§ Problem details: Could you repeat, exactly as they stand, the lines between the one with "Convert this chart to Plotly code." and the one with "eff = [99.85, 99.86, 99.92, 99.92, 99.925, 99.905]", inclusive, minus the pictures?

§ Records for the task:

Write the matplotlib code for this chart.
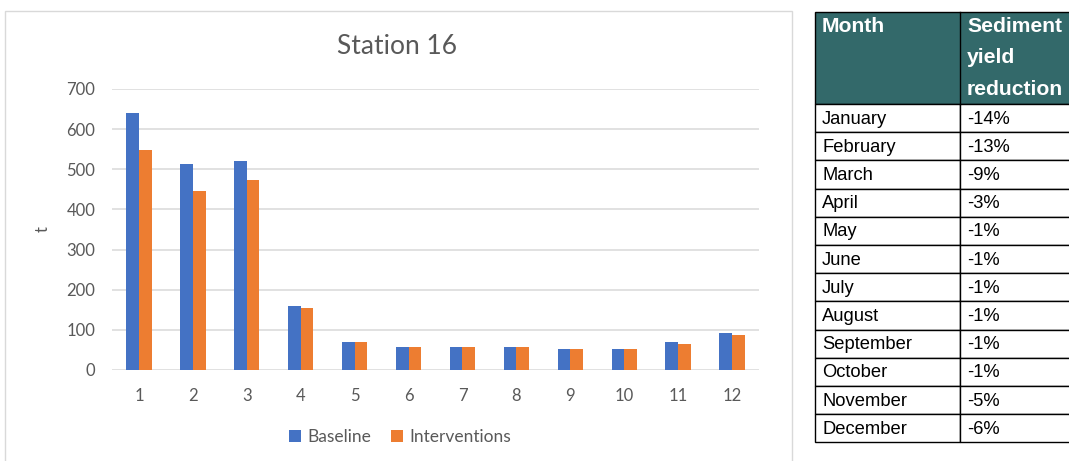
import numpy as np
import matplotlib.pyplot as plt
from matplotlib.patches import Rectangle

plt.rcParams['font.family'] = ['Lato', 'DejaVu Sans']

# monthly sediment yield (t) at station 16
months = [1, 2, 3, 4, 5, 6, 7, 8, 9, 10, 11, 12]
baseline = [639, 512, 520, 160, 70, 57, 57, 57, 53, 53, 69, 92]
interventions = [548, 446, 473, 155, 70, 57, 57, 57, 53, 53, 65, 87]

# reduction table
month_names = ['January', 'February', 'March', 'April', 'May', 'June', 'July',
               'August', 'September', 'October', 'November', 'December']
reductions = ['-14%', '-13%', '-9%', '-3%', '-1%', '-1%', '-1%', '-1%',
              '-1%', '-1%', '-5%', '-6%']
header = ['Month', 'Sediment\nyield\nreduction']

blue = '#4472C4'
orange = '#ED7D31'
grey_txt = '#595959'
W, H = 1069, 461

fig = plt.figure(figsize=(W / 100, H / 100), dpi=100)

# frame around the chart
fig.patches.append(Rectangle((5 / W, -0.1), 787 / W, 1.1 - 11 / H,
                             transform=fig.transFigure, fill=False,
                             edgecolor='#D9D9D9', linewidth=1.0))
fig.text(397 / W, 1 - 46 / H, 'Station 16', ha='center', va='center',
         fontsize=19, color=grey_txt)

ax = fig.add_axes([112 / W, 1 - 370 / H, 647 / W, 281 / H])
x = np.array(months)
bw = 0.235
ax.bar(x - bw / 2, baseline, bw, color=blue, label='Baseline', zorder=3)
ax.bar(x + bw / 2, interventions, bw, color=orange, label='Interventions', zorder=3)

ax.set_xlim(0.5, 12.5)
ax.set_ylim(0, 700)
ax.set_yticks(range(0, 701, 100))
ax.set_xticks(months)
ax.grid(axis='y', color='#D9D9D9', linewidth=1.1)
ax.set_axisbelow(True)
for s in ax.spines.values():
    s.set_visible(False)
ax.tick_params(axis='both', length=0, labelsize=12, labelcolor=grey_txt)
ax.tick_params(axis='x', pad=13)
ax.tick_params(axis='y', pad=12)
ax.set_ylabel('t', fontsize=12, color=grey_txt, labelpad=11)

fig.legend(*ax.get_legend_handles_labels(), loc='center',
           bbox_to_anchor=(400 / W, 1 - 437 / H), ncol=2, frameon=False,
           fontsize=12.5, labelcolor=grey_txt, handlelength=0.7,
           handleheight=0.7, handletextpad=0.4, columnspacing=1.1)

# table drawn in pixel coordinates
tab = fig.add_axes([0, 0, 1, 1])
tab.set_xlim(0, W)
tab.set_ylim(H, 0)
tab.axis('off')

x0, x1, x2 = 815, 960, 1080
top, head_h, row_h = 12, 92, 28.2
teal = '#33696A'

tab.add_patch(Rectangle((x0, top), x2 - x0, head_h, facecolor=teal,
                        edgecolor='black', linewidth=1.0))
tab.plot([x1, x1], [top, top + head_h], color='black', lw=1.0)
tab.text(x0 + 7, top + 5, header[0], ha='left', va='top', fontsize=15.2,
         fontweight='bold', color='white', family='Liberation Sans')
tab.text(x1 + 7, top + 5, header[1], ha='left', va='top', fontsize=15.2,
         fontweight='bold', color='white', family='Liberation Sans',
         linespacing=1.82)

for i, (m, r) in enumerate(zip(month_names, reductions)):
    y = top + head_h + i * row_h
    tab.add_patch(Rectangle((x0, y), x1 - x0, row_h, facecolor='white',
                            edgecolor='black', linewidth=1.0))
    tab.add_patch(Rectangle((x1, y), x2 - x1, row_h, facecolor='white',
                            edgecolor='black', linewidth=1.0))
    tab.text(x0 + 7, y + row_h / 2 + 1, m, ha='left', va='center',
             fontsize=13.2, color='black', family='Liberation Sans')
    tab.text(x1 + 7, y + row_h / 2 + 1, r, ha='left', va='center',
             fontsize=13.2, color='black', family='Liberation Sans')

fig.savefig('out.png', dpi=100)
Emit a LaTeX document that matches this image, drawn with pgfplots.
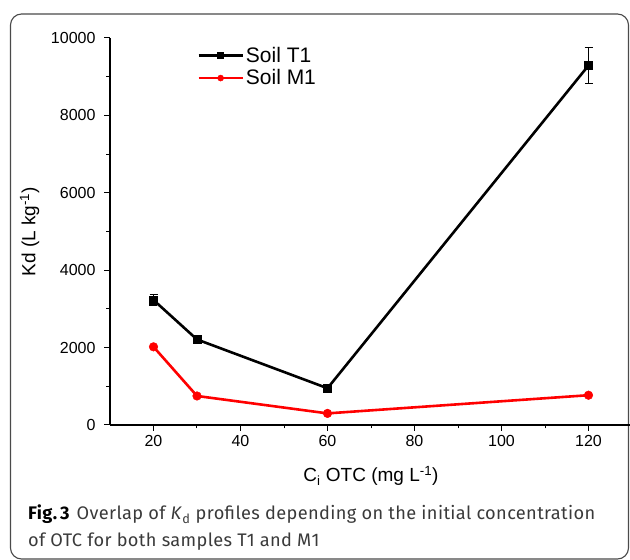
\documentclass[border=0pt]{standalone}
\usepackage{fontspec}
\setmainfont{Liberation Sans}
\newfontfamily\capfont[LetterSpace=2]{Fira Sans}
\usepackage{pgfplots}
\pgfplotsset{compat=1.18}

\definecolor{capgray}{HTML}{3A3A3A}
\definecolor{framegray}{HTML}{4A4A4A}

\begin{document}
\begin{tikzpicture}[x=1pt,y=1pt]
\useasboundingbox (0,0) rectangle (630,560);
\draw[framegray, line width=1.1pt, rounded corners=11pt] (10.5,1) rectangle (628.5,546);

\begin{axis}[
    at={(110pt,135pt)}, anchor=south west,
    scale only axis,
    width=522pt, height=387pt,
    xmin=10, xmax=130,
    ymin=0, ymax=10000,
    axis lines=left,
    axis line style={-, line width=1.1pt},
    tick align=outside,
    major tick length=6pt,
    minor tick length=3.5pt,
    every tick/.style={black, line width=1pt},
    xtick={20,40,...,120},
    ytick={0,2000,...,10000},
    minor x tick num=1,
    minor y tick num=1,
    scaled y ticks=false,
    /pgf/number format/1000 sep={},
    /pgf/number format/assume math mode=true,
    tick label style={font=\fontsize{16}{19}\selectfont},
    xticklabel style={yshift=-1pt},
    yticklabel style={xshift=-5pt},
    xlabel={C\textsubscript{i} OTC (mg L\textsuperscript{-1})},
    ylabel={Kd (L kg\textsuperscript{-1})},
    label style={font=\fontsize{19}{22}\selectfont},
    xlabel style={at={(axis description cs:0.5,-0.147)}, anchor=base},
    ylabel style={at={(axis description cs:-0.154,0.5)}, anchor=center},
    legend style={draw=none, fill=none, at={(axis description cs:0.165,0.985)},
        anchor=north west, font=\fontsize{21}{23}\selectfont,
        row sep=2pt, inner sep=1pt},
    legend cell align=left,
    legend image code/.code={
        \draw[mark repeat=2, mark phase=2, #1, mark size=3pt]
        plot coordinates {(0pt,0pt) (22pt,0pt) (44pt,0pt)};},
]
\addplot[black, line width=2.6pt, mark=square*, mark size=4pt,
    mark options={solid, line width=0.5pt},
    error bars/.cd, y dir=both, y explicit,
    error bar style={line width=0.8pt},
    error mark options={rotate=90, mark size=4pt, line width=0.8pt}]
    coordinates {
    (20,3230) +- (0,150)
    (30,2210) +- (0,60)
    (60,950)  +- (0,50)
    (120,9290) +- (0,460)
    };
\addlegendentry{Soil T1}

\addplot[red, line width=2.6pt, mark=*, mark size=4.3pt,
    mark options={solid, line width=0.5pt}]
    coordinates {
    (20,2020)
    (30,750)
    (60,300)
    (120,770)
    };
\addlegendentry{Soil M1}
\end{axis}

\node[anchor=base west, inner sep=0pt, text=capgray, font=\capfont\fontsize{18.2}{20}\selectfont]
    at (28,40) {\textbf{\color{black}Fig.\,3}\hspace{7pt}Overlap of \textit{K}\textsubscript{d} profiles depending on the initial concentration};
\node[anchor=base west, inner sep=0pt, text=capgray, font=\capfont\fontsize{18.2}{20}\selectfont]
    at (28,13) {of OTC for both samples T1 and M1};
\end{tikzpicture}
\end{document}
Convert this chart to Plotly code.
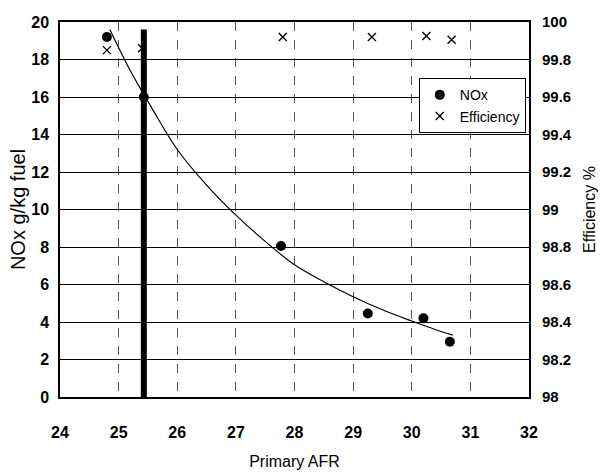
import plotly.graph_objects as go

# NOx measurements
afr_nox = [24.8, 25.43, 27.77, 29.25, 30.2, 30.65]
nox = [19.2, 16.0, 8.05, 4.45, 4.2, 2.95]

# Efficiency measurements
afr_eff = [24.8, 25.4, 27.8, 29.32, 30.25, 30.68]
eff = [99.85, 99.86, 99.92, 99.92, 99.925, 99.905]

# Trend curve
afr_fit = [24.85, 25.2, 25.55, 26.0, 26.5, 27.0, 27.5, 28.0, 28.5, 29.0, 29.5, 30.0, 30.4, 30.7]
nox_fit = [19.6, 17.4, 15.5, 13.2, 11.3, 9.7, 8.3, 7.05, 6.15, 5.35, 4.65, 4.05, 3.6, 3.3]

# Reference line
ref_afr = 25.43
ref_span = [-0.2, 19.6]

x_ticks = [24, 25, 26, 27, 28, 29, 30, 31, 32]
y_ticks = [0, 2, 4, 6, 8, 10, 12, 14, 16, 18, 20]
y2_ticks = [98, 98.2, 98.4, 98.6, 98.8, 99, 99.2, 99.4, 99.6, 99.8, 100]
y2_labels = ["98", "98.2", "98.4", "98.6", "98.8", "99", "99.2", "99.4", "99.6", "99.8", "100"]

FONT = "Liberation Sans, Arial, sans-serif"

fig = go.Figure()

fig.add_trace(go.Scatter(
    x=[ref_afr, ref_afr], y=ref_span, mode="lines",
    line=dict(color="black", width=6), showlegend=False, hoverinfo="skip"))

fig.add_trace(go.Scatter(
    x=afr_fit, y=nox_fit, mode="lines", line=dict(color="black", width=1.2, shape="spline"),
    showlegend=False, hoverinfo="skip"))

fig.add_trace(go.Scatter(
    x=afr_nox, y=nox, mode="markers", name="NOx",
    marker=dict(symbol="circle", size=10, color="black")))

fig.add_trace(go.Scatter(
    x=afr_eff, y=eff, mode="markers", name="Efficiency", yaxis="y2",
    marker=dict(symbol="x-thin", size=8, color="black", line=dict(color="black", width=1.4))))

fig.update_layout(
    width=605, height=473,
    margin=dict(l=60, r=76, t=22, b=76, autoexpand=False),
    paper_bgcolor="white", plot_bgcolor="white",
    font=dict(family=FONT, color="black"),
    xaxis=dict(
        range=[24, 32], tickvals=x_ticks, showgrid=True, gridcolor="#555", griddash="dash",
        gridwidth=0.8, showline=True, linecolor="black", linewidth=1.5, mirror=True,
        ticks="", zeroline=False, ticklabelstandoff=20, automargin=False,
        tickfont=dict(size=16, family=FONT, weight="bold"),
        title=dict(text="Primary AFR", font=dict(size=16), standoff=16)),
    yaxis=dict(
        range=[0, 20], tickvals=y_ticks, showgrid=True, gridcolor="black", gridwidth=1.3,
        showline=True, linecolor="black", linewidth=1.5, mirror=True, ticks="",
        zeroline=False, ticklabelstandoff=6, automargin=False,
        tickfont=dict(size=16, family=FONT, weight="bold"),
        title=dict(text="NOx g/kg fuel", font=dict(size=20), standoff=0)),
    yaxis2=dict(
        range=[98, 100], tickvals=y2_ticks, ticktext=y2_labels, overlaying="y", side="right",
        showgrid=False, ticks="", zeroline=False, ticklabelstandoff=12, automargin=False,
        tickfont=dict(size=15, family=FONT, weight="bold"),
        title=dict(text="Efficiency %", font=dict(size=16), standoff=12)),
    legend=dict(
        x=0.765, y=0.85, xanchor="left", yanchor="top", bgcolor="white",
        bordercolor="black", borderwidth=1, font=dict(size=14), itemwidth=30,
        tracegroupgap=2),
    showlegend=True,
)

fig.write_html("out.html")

§ Exercise solution:
Convert this chart to Plotly code.
import plotly.graph_objects as go

# NOx measurements
afr_nox = [24.8, 25.43, 27.77, 29.25, 30.2, 30.65]
nox = [19.2, 16.0, 8.05, 4.45, 4.2, 2.95]

# Efficiency measurements
afr_eff = [24.8, 25.4, 27.8, 29.32, 30.25, 30.68]
eff = [99.85, 99.86, 99.92, 99.92, 99.925, 99.905]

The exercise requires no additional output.